For the Moat and HTTPS distributors, BridgeDB uses a cache of pregenerated captcha images. It does not generate a fresh captcha for every challenge. https://gitlab.torproject.org/tpo/anti-censorship/bridgedb/-/blob/eeca27703d... > ...The second method uses a local cache of pre-made CAPTCHAs, > created by scripting Gimp using gimp-captcha. The latter > cannot easily be run on headless server, unfortunately, > because Gimp requires an X server to be installed. https://gitlab.torproject.org/tpo/anti-censorship/bridgedb/-/blob/eeca27703d... imageFilename = random.SystemRandom().choice(os.listdir(self.cacheDir)) imagePath = os.path.join(self.cacheDir, imageFilename) with open(imagePath, 'rb') as imageFile: self.image = imageFile.read()
It may be that there are simply too few pregenerated captcha images.
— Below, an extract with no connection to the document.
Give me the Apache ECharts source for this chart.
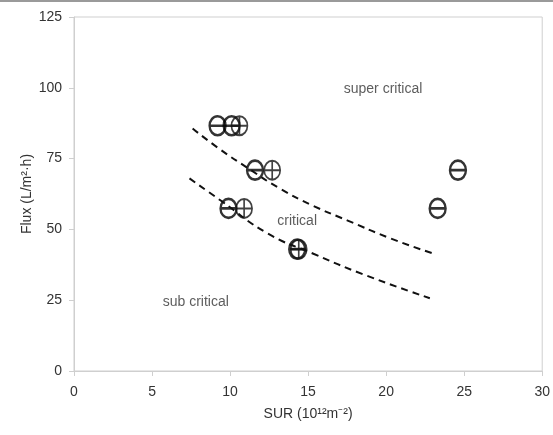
<!DOCTYPE html>
<html>
<head>
<meta charset="utf-8">
<script src="https://cdn.jsdelivr.net/npm/echarts@6/dist/echarts.min.js"></script>
<style>
  html, body { margin: 0; padding: 0; background: #fff; }
  #chart { width: 553px; height: 435px; }
</style>
</head>
<body>
<div id="chart"></div>
<script>
const xTicks = [0, 5, 10, 15, 20, 25, 30];
const yTicks = [0, 25, 50, 75, 100, 125];

// circle with horizontal bar
const barPoints = [
  [9.2, 86.6], [10.1, 86.6], [11.6, 70.9], [9.9, 57.4],
  [14.3, 43.0], [23.3, 57.4], [24.6, 70.9],
];
// circle with cross
const crossPoints = [
  [10.6, 86.6], [12.7, 70.9], [10.9, 57.4], [14.4, 43.0],
];

// dashed boundaries
const upperLine = [
  [7.6, 85.6], [9.3, 78.5], [11.1, 71.8], [13.2, 64.4],
  [15.3, 58.4], [17.5, 53.2], [20.2, 47.0], [23.0, 41.5],
];
const lowerLine = [
  [7.4, 68.0], [9.4, 60.2], [12.4, 48.6], [15.3, 41.5],
  [18.5, 34.2], [22.8, 25.7],
];

const regionLabels = ["super critical", "critical", "sub critical"];
const regionPos = [[19.8, 99.6], [14.3, 52.8], [7.8, 24.3]];

const ringBar = "path://M0,10 A10,10 0 1,1 20,10 A10,10 0 1,1 0,10 Z M0,10 L20,10";
const ringCross = "path://M0,10 A10,10 0 1,1 20,10 A10,10 0 1,1 0,10 Z M0,10 L20,10 M10,0 L10,20";

const font = "Liberation Sans, Arial, sans-serif";
const chart = echarts.init(document.getElementById("chart"));

chart.setOption({
  animation: false,
  backgroundColor: "#fff",
  grid: {
    left: 74, right: 10, top: 17, bottom: 64,
    show: true, borderColor: "#cfcfcf", borderWidth: 1,
  },
  xAxis: {
    type: "value",
    min: 0, max: 30, interval: 5,
    name: "SUR (10¹²m⁻²)",
    nameLocation: "middle",
    nameGap: 36,
    nameTextStyle: { color: "#333", fontSize: 14, fontFamily: font },
    axisLine: { lineStyle: { color: "#cfcfcf" } },
    axisTick: { show: true, length: 5, lineStyle: { color: "#cfcfcf" } },
    axisLabel: { color: "#333", fontSize: 14, fontFamily: font, margin: 14,
      formatter: (v) => (xTicks.includes(v) ? String(v) : "") },
    splitLine: { show: false },
  },
  yAxis: {
    type: "value",
    min: 0, max: 125, interval: 25,
    name: "Flux (L/m²·h)",
    nameLocation: "middle",
    nameGap: 40,
    nameMoveOverlap: false,
    nameTextStyle: { color: "#333", fontSize: 14, fontFamily: font },
    axisLine: { show: true, lineStyle: { color: "#cfcfcf" } },
    axisTick: { show: true, length: 5, lineStyle: { color: "#cfcfcf" } },
    axisLabel: { color: "#333", fontSize: 14, fontFamily: font, margin: 12,
      formatter: (v) => (yTicks.includes(v) ? String(v) : "") },
    splitLine: { show: false },
  },
  graphic: [
    { type: "rect", shape: { x: 0, y: 0, width: 553, height: 2 },
      style: { fill: "#9a9a9a" } },
  ],
  series: [
    {
      type: "line", data: upperLine, smooth: true, symbol: "none",
      lineStyle: { color: "#111", width: 2, type: [7, 5] },
    },
    {
      type: "line", data: lowerLine, smooth: true, symbol: "none",
      lineStyle: { color: "#111", width: 2, type: [7, 5] },
    },
    {
      type: "scatter", data: barPoints, symbol: ringBar, symbolSize: [16, 19],
      itemStyle: { color: "transparent", borderColor: "#000", borderWidth: 2.5 },
    },
    {
      type: "scatter", data: crossPoints, symbol: ringCross, symbolSize: [16, 19],
      itemStyle: { color: "transparent", borderColor: "#111", borderWidth: 1.8 },
    },
    {
      type: "scatter", symbolSize: 0, silent: true,
      data: regionPos.map((p, i) => ({ value: p, name: regionLabels[i] })),
      label: {
        show: true, position: "inside", formatter: "{b}",
        color: "#333", fontSize: 14, fontFamily: font,
      },
    },
  ],
});
</script>
</body>
</html>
If there are N total, and an adversary invests effort to solve n of them, then the adversary will get a captcha it knows in n / N fraction of later bridge queries, until the cache of pregenerated images is regenerated.
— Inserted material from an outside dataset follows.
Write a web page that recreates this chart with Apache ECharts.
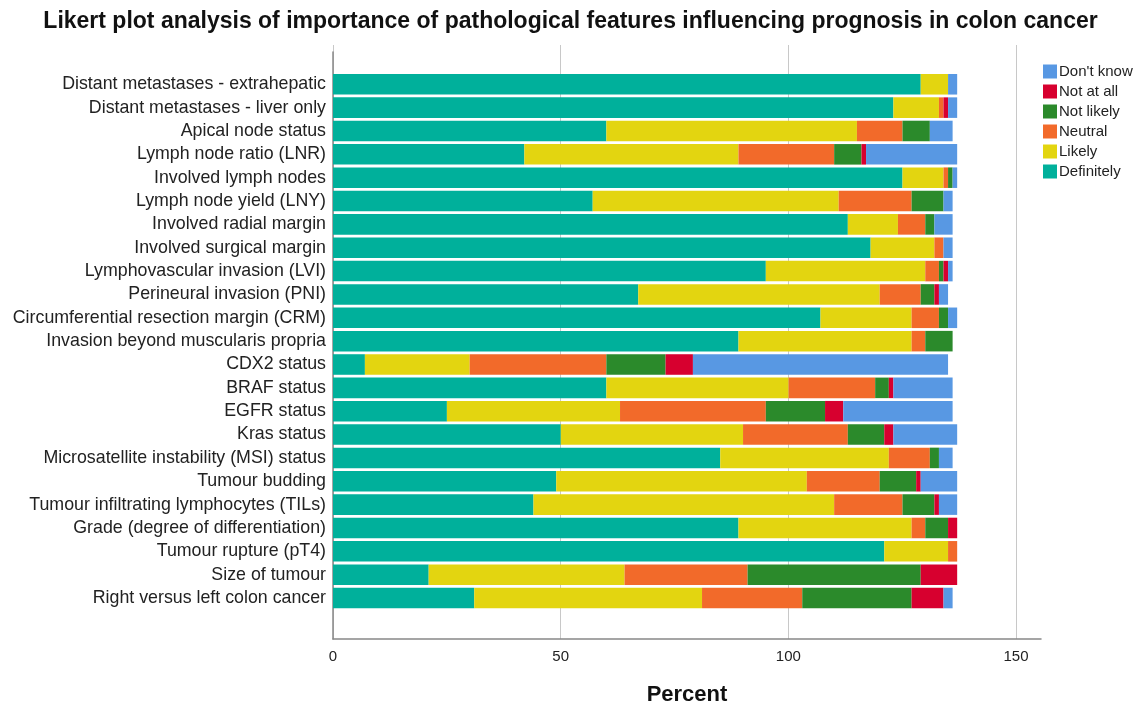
<!DOCTYPE html>
<html>
<head>
<meta charset="utf-8">
<title>Likert plot</title>
<script src="https://cdn.jsdelivr.net/npm/echarts@6/dist/echarts.min.js"></script>
<style>
    html, body { margin: 0; padding: 0; background: #fff; }
    #main { width: 1141px; height: 708px; }
</style>
</head>
<body>
<div id="main"></div>
<script>
// categories, top to bottom
var features = [
    "Distant metastases - extrahepatic",
    "Distant metastases - liver only",
    "Apical node status",
    "Lymph node ratio (LNR)",
    "Involved lymph nodes",
    "Lymph node yield (LNY)",
    "Involved radial margin",
    "Involved surgical margin",
    "Lymphovascular invasion (LVI)",
    "Perineural invasion (PNI)",
    "Circumferential resection margin (CRM)",
    "Invasion beyond muscularis propria",
    "CDX2 status",
    "BRAF status",
    "EGFR status",
    "Kras status",
    "Microsatellite instability (MSI) status",
    "Tumour budding",
    "Tumour infiltrating lymphocytes (TILs)",
    "Grade (degree of differentiation)",
    "Tumour rupture (pT4)",
    "Size of tumour",
    "Right versus left colon cancer"
];
// values
var definitely = [129, 123, 60, 42, 125, 57, 113, 118, 95, 67, 107, 89, 7, 60, 25, 50, 85, 49, 44, 89, 121, 21, 31];
var likely     = [6, 10, 55, 47, 9, 54, 11, 14, 35, 53, 20, 38, 23, 40, 38, 40, 37, 55, 66, 38, 14, 43, 50];
var neutral    = [0, 1, 10, 21, 1, 16, 6, 2, 3, 9, 6, 3, 30, 19, 32, 23, 9, 16, 15, 3, 2, 27, 22];
var notLikely  = [0, 0, 6, 6, 1, 7, 2, 0, 1, 3, 2, 6, 13, 3, 13, 8, 2, 8, 7, 5, 0, 38, 24];
var notAtAll   = [0, 1, 0, 1, 0, 0, 0, 0, 1, 1, 0, 0, 6, 1, 4, 2, 0, 1, 1, 2, 0, 8, 7];
var dontKnow   = [2, 2, 5, 20, 1, 2, 4, 2, 1, 2, 2, 0, 56, 13, 24, 14, 3, 8, 4, 0, 0, 0, 2];
var xTicks = [0, 50, 100, 150];

var seriesNames = ["Definitely", "Likely", "Neutral", "Not likely", "Not at all", "Don't know"];
var seriesData = [definitely, likely, neutral, notLikely, notAtAll, dontKnow];
var seriesColors = ["#00b09b", "#e3d510", "#f26a2a", "#2b8a2b", "#d7002f", "#5898e3"];

var myChart = echarts.init(document.getElementById('main'));

var series = [];
for (var i = 0; i < seriesNames.length; i++) {
    series.push({
        name: seriesNames[i],
        type: 'bar',
        stack: 'total',
        xAxisIndex: 0,
        yAxisIndex: 0,
        barCategoryGap: '12%',
        itemStyle: { color: seriesColors[i] },
        data: seriesData[i]
    });
}

var option = {
    animation: false,
    backgroundColor: '#ffffff',
    title: {
        text: 'Likert plot analysis of importance of pathological features influencing prognosis in colon cancer',
        left: 'center',
        top: 5,
        textStyle: {
            fontFamily: 'Liberation Sans',
            fontSize: 23,
            fontWeight: 'bold',
            color: '#111'
        }
    },
    legend: {
        orient: 'vertical',
        left: 1038,
        top: 59,
        itemWidth: 14,
        itemHeight: 14,
        itemGap: 5,
        icon: 'rect',
        textStyle: { fontFamily: 'Liberation Sans', fontSize: 15, lineHeight: 14, color: '#222', padding: [0, 0, 0, -3] },
        data: seriesNames.slice().reverse()
    },
    grid: [
        // bars
        { left: 333, right: 100, top: 72.6, bottom: 98.3, outerBoundsMode: 'none' },
        // gridlines and ticks up to 150
        { left: 333, right: 125, top: 45, bottom: 69, outerBoundsMode: 'none' },
        // axis line that runs past 150
        { left: 333, right: 100, top: 52, bottom: 69, outerBoundsMode: 'none' }
    ],
    xAxis: [
        {
            gridIndex: 0, type: 'value', min: 0, max: 155.4,
            show: false
        },
        {
            gridIndex: 1, type: 'value', min: xTicks[0], max: xTicks[xTicks.length - 1], interval: 50,
            axisLine: { show: false },
            axisTick: { show: false },
            axisLabel: { fontFamily: 'Liberation Sans', fontSize: 15, color: '#222', margin: 10 },
            splitLine: { show: true, lineStyle: { color: '#c8c8c8', width: 1 } }
        },
        {
            gridIndex: 2, type: 'value', min: 0, max: 155.4,
            axisLine: { show: true, lineStyle: { color: '#888', width: 1.5 } },
            axisTick: { show: false },
            axisLabel: { show: false },
            splitLine: { show: false },
            name: 'Percent',
            nameLocation: 'middle',
            nameGap: 45,
            nameTextStyle: { fontFamily: 'Liberation Sans', fontSize: 22, fontWeight: 'bold', color: '#111' }
        }
    ],
    yAxis: [
        {
            gridIndex: 0, type: 'category', inverse: true,
            data: features,
            axisLine: { show: false },
            axisTick: { show: false },
            axisLabel: { interval: 0, fontFamily: 'Liberation Sans', fontSize: 17.8, color: '#222', margin: 7 }
        },
        {
            gridIndex: 1, type: 'value', min: 0, max: 1,
            show: false
        },
        {
            gridIndex: 2, type: 'value', min: 0, max: 1,
            axisLine: { show: true, lineStyle: { color: '#888', width: 1.5 } },
            axisTick: { show: false },
            axisLabel: { show: false },
            splitLine: { show: false }
        }
    ],
    series: series
};
myChart.setOption(option);
</script>
</body>
</html>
I downloaded 1000 captcha images from the Moat API and hashed them: for a in $(seq 1 1000); do curl -s -x socks5h://127.0.0.1:9050/ https://bridges.torproject.org/moat/fetch -H 'Content-type: application/vnd.api+json' --data-raw '{"data": [{"version": "0.1.0", "type": "client-transports"}]}' | jq '.data[0].image' | sha256sum; done | tee bridgedb.hashes
Out of 1000 images drawn randomly with replacement, 916 appeared 1 time 39 appeared 2 times 2 appeared 3 times
We can use a capture–recapture technique to estimate the total population size. https://en.wikipedia.org/wiki/Mark_and_recapture#Lincoln%E2%80%93Petersen_es... Divide the 1000 images into 2 equal halves, and count the unique images in each half: n = 488, k = 492. The number of images in the second half that were already seen in the first half is K = 23. The estimate for N = n*K/k = 488*492/23 = 10439, so I guess the captcha cache dir on the BridgeDB server holds only about 10000 images. >>> pop = list(open("bridgedb.hashes")) >>> s1, s2 = set(pop[:len(pop)//2]), set(pop[len(pop)//2:]) >>> len(s1) 488 >>> len(s2) 492 >>> len(s1.intersection(s2)) 23 >>> len(s1)*len(s2)/len(s1.intersection(s2)) 10438.95652173913
It would be best to generate a fresh captcha image for each challenge, but if that's not possible, we should increase the number of cached images or regnerate the cache periodically.